Written problem:
Leaving out all pictures, reproduce the entries below exactly, from the first line through the line that contains "inner sep=0pt] (gluc)".

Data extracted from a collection
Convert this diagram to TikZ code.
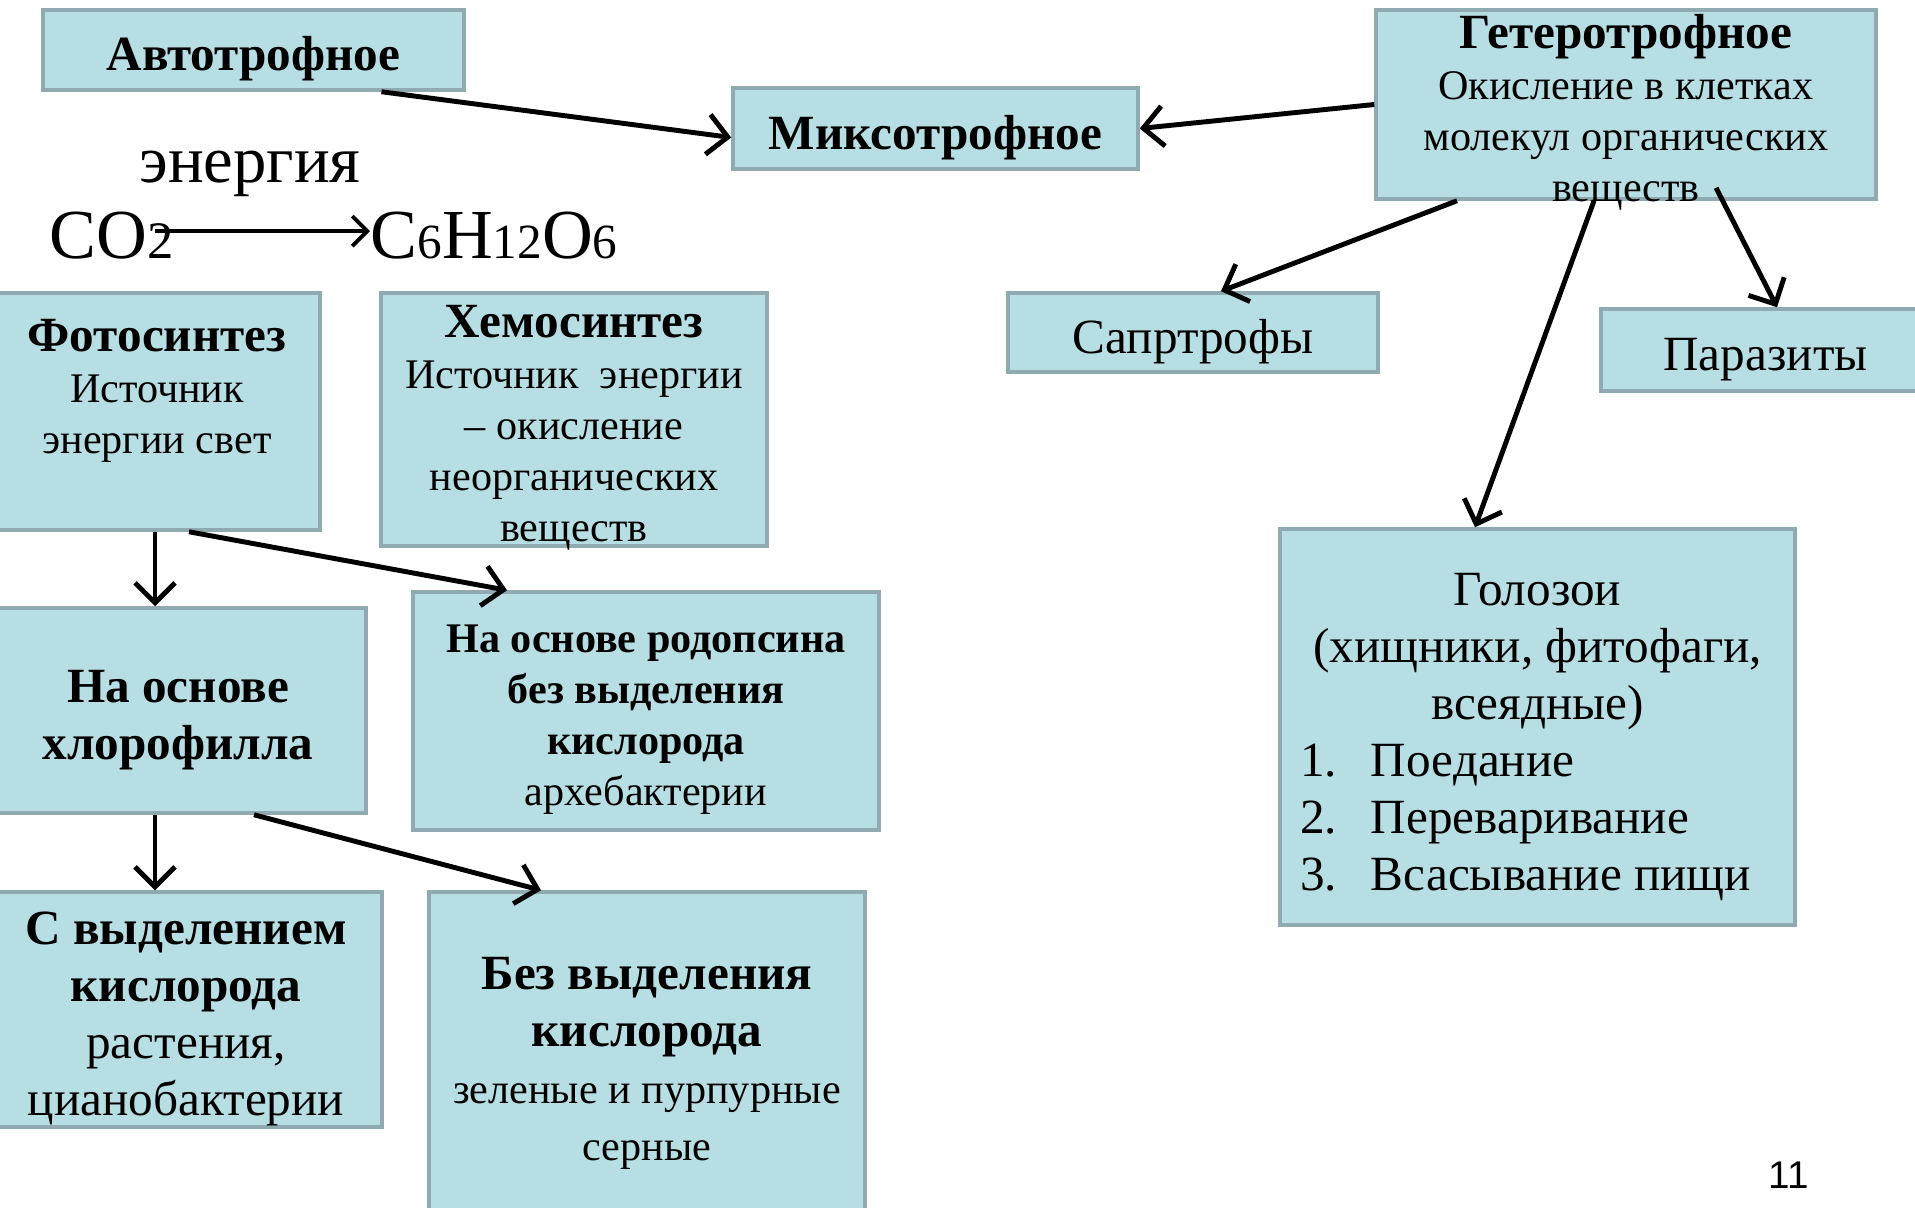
\documentclass[tikz,border=0pt]{standalone}
\usepackage{fontspec}
\setmainfont{Liberation Serif}
\newfontfamily\pagefont{Liberation Sans}
\usetikzlibrary{arrows.meta,positioning,calc}
\definecolor{boxfill}{HTML}{B7DEE3}
\definecolor{boxline}{HTML}{8FAAB0}
\newcommand{\sizeL}{\fontsize{14}{16.2}\selectfont}
\newcommand{\sizeM}{\fontsize{12}{14.5}\selectfont}
\newcommand{\topgap}{\rule{0pt}{1.05em}}
\newcommand{\holoitem}[2]{\makebox[4.75cm][l]{\makebox[0.71cm][l]{#1}#2}}

\begin{document}
\begin{tikzpicture}[
  box/.style={draw=boxline, fill=boxfill, line width=1pt, inner sep=0pt, align=center},
  txt/.style={inner sep=0pt, align=center},
  arrow/.style={-{Straight Barb[length=2mm,width=4mm]}, line width=1.4pt},
  thinarrow/.style={-{Straight Barb[length=1.5mm,width=3mm]}, line width=1.1pt},
]
\clip (0,0) rectangle (19.15,-12.07);
\fill[white] (0,0) rectangle (19.15,-12.07);

% Top row
\node[box, minimum width=4.21cm, minimum height=0.8cm, font=\sizeL\bfseries] (auto) at (2.535,-0.5) {\topgap Автотрофное};
\node[box, minimum width=4.05cm, minimum height=0.81cm, font=\sizeL\bfseries] (mixo) at (9.355,-1.285) {\topgap Миксотрофное};
\node[box, minimum width=5.0cm, minimum height=1.89cm] (hetero) at (16.26,-1.045) {};
\node[txt, font=\sizeM] (hetero-t) at (16.26,-1.12) {{\sizeL\bfseries Гетеротрофное}\\Окисление в клетках\\молекул органических\\веществ};

% Formula
\node[font=\fontsize{19}{22}\selectfont, anchor=base, inner sep=0pt] (energy) at (2.5,-1.83) {энергия};
\node[font=\fontsize{20}{24}\selectfont, anchor=base west, inner sep=0pt] (co2) at (0.49,-2.59) {CO{\fontsize{15}{16}\selectfont 2}};
\node[font=\fontsize{20}{24}\selectfont, anchor=base west, inner sep=0pt] (gluc) at (3.70,-2.59) {C{\fontsize{14}{16}\selectfont 6}H{\fontsize{14}{16}\selectfont 12}O{\fontsize{14}{16}\selectfont 6}};

% Autotrophic branch
\node[box, minimum width=3.3cm, minimum height=2.37cm] (photo) at (1.55,-4.115) {};
\node[txt, font=\sizeM] (photo-t) at (1.57,-3.91) {{\sizeL\bfseries Фотосинтез}\\Источник\\энергии свет};
\node[box, minimum width=3.86cm, minimum height=2.53cm] (chemo) at (5.74,-4.195) {};
\node[txt, font=\sizeM] (chemo-t) at (5.74,-4.28) {{\sizeL\bfseries Хемосинтез}\\Источник\ \ энергии\\– окисление\\неорганических\\веществ};
\node[box, minimum width=3.76cm, minimum height=2.05cm, font=\sizeL\bfseries] (chloro) at (1.78,-7.105) {\topgap На основе\\хлорофилла};
\node[box, minimum width=4.66cm, minimum height=2.38cm, font=\sizeM] (rhodo) at (6.46,-7.11) {\bfseries\topgap На основе родопсина\\\bfseries без выделения\\\bfseries кислорода\\архебактерии};
\node[box, minimum width=3.92cm, minimum height=2.35cm] (oxy) at (1.86,-10.095) {};
\node[txt, font=\sizeL] (oxy-t) at (1.86,-10.19) {\bfseries С выделением\\\bfseries кислорода\\растения,\\цианобактерии};
\node[box, minimum width=4.36cm, minimum height=3.23cm, font=\sizeL] (nooxy) at (6.47,-10.535) {\bfseries\topgap Без выделения\\\bfseries кислорода\\{\sizeM зеленые и пурпурные}\\{\sizeM серные}};

% Heterotrophic branch
\node[box, minimum width=3.7cm, minimum height=0.79cm, font=\sizeL] (sapro) at (11.93,-3.325) {\topgap Сапртрофы};
\node[box, minimum width=3.29cm, minimum height=0.82cm, font=\sizeL] (para) at (17.655,-3.5) {\topgap Паразиты};
\node[box, minimum width=5.15cm, minimum height=3.96cm, font=\sizeL] (holo) at (15.375,-7.27) {\topgap Голозои\\(хищники, фитофаги,\\всеядные)\\\holoitem{1.}{Поедание}\\\holoitem{2.}{Переваривание}\\\holoitem{3.}{Всасывание пищи}};

% Page number
\node[font=\pagefont\fontsize{11}{13}\selectfont, anchor=base, inner sep=0pt] (pagenum) at (17.89,-11.88) {11};

% Arrows
\draw[thinarrow] ([xshift=-0.19cm,yshift=0.05cm]co2.east) -- ([yshift=0.05cm]co2.east -| gluc.west);
\draw[arrow] ([xshift=1.28cm]auto.south) -- ([yshift=-0.09cm]mixo.west);
\draw[arrow] (hetero.west) -- (mixo.east);
\draw[arrow] ([xshift=-1.69cm]hetero.south) -- ([xshift=0.28cm]sapro.north);
\draw[arrow] ([xshift=0.9cm,yshift=0.13cm]hetero.south) -- ([xshift=0.115cm]para.north);
\draw[arrow] ([xshift=-0.32cm]hetero.south) -- ([xshift=-0.625cm]holo.north);
\draw[arrow] (photo.south) -- (photo.south |- chloro.north);
\draw[arrow] ([xshift=0.34cm]photo.south) -- ([xshift=-1.39cm]rhodo.north);
\draw[arrow] ([xshift=-0.23cm]chloro.south) -- ([xshift=-0.23cm]chloro.south |- oxy.north);
\draw[arrow] ([xshift=0.76cm]chloro.south) -- ([xshift=-1.06cm]nooxy.north);
\end{tikzpicture}
\end{document}
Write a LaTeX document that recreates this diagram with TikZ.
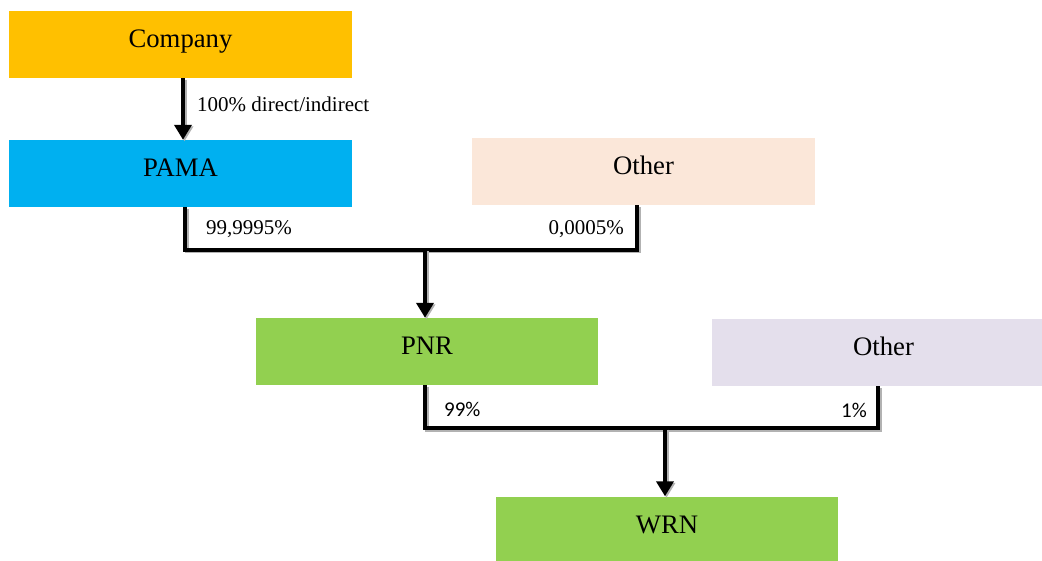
\documentclass[tikz,border=0pt]{standalone}
\usepackage{fontspec}
\setmainfont{Liberation Serif}
\newfontfamily\carlitofont{Carlito}
\usetikzlibrary{arrows.meta,calc}
\definecolor{cOrange}{HTML}{FFC000}
\definecolor{cBlue}{HTML}{00B0F0}
\definecolor{cPeach}{HTML}{FBE7D9}
\definecolor{cGreen}{HTML}{92D050}
\definecolor{cLilac}{HTML}{E4DFEC}
\tikzset{
  box/.style={fill=#1, draw=none, minimum width=343pt, minimum height=67pt, inner sep=0pt,
    text height=18pt, text depth=11.4pt,
    font=\fontsize{26.7}{30}\selectfont},
  lbl/.style={inner sep=0pt, font=\fontsize{21}{24}\selectfont},
  lblc/.style={inner sep=0pt, font=\carlitofont\fontsize{21}{24}\selectfont},
  shad/.style={preaction={draw=black!30, line width=4pt, transform canvas={shift={(1.5pt,-1.5pt)}}}},
  conn/.style={line width=4pt, black, shad},
  arr/.style={line width=4pt, black, -{Triangle[width=17pt,length=15pt]}, shad},
}
\begin{document}
\begin{tikzpicture}[x=1pt,y=1pt]
\useasboundingbox (0,0) rectangle (1042,-561);
\begin{scope}
\clip (0,0) rectangle (1042,-561);
\node[box=cOrange] (company) at (180.5,-44.5) {Company};
\node[box=cBlue] (pama) at (180.5,-173.5) {PAMA};
\node[box=cPeach] (other1) at (643.5,-171.5) {Other};
\node[box=cGreen, minimum width=342pt] (pnr) at (427,-351.5) {PNR};
\node[box=cLilac] (other2) at (883.5,-352.5) {Other};
\node[box=cGreen, minimum width=342pt] (wrn) at (667,-530) {WRN};
\end{scope}

\draw[arr] ([xshift=2.5pt]company.south) -- ([xshift=2.5pt]pama.north);
\node[lbl, anchor=west] (l1) at (197,-104) {100\% direct/indirect};

\coordinate (j1) at (425,-250);
\draw[conn] ([xshift=4.5pt]pama.south) |- (j1) -| ([xshift=-6.5pt]other1.south);
\draw[arr] (j1) -- (j1 |- pnr.north);
\node[lbl, anchor=west] (l2) at (206,-229) {99,9995\%};
\node[lbl, anchor=east] (l3) at (624,-229) {0,0005\%};

\coordinate (j2) at (665,-428);
\draw[conn] ([xshift=-2pt]pnr.south) |- (j2) -| ([xshift=-5.5pt]other2.south);
\draw[arr] (j2) -- (j2 |- wrn.north);
\node[lblc, anchor=west] (l4) at (444,-409) {99\%};
\node[lblc, anchor=east] (l5) at (867,-410) {1\%};
\end{tikzpicture}
\end{document}
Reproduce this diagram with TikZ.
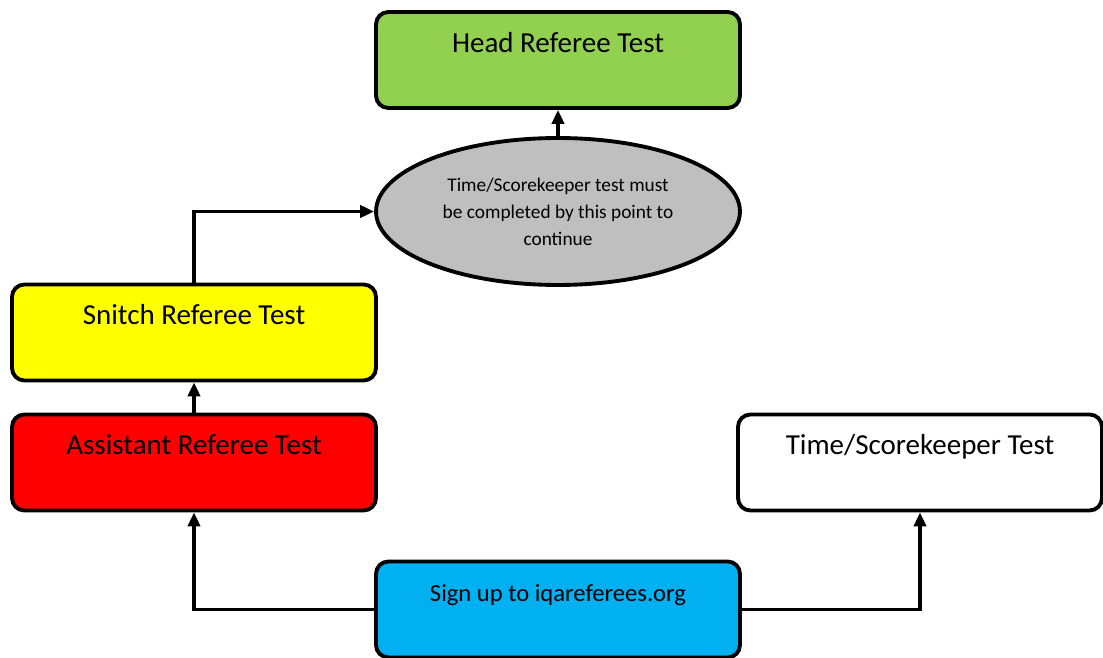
\documentclass[tikz,border=0pt]{standalone}
\usepackage{fontspec}
\setmainfont{Carlito}
\usetikzlibrary{arrows.meta,shapes.geometric}
\definecolor{headgreen}{HTML}{92D050}
\definecolor{checkgray}{HTML}{BFBFBF}
\definecolor{snitchyellow}{HTML}{FFFF00}
\definecolor{assistred}{HTML}{FF0000}
\definecolor{signblue}{HTML}{00B0F0}
\begin{document}
\begin{tikzpicture}[x=0.02cm,y=-0.02cm,
    testbox/.style ={rectangle, draw, line width=2.2pt, rounded corners=7pt,
      minimum width=7.28cm, minimum height=1.92cm, inner sep=0pt,
      font=\fontsize{16.5}{18}\selectfont, text height=11pt, text depth=20pt},
    checkpoint/.style ={ellipse, draw, line width=2.2pt, fill=checkgray,
      minimum width=7.28cm, minimum height=2.94cm, inner sep=0pt, align=center,
      font=\fontsize{11}{15.3}\selectfont},
    link/.style ={line width=1.9pt, -{Triangle[length=8pt,width=7pt]}}]
   \useasboundingbox (0,0) rectangle (1103,658);
   \node[testbox, fill=headgreen] (head) at (558,60) {Head Referee Test};
   \node[checkpoint] (check) at (558,211.5) {Time/Scorekeeper test must\\be completed by this point to\\continue};
   \node[testbox, fill=snitchyellow] (snitch) at (194,332.5) {Snitch Referee Test};
   \node[testbox, fill=assistred] (assist) at (194,462.5) {Assistant Referee Test};
   \node[testbox, fill=white] (time) at (920,462.5) {Time/Scorekeeper Test};
   \node[testbox, fill=signblue, font=\fontsize{14}{16}\selectfont] (sign) at (558,609.5) {Sign up to iqareferees.org};
   \draw[link] (sign.west) -| (assist.south);
   \draw[link] (sign.east) -| (time.south);
   \draw[link] (assist.north) to (snitch.south);
   \draw[link] (snitch.north) |- (check.west);
   \draw[link] (check.north) to (head.south);
 \end{tikzpicture}
\end{document}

Exercise solution:
Convert this diagram to TikZ code.
\documentclass[tikz,border=0pt]{standalone}
\usepackage{fontspec}
\setmainfont{Liberation Serif}
\newfontfamily\pagefont{Liberation Sans}
\usetikzlibrary{arrows.meta,positioning,calc}
\definecolor{boxfill}{HTML}{B7DEE3}
\definecolor{boxline}{HTML}{8FAAB0}
\newcommand{\sizeL}{\fontsize{14}{16.2}\selectfont}
\newcommand{\sizeM}{\fontsize{12}{14.5}\selectfont}
\newcommand{\topgap}{\rule{0pt}{1.05em}}
\newcommand{\holoitem}[2]{\makebox[4.75cm][l]{\makebox[0.71cm][l]{#1}#2}}

\begin{document}
\begin{tikzpicture}[
  box/.style={draw=boxline, fill=boxfill, line width=1pt, inner sep=0pt, align=center},
  txt/.style={inner sep=0pt, align=center},
  arrow/.style={-{Straight Barb[length=2mm,width=4mm]}, line width=1.4pt},
  thinarrow/.style={-{Straight Barb[length=1.5mm,width=3mm]}, line width=1.1pt},
]
\clip (0,0) rectangle (19.15,-12.07);
\fill[white] (0,0) rectangle (19.15,-12.07);

% Top row
\node[box, minimum width=4.21cm, minimum height=0.8cm, font=\sizeL\bfseries] (auto) at (2.535,-0.5) {\topgap Автотрофное};
\node[box, minimum width=4.05cm, minimum height=0.81cm, font=\sizeL\bfseries] (mixo) at (9.355,-1.285) {\topgap Миксотрофное};
\node[box, minimum width=5.0cm, minimum height=1.89cm] (hetero) at (16.26,-1.045) {};
\node[txt, font=\sizeM] (hetero-t) at (16.26,-1.12) {{\sizeL\bfseries Гетеротрофное}\\Окисление в клетках\\молекул органических\\веществ};

% Formula
\node[font=\fontsize{19}{22}\selectfont, anchor=base, inner sep=0pt] (energy) at (2.5,-1.83) {энергия};
\node[font=\fontsize{20}{24}\selectfont, anchor=base west, inner sep=0pt] (co2) at (0.49,-2.59) {CO{\fontsize{15}{16}\selectfont 2}};
\node[font=\fontsize{20}{24}\selectfont, anchor=base west, inner sep=0pt] (gluc) at (3.70,-2.59) {C{\fontsize{14}{16}\selectfont 6}H{\fontsize{14}{16}\selectfont 12}O{\fontsize{14}{16}\selectfont 6}};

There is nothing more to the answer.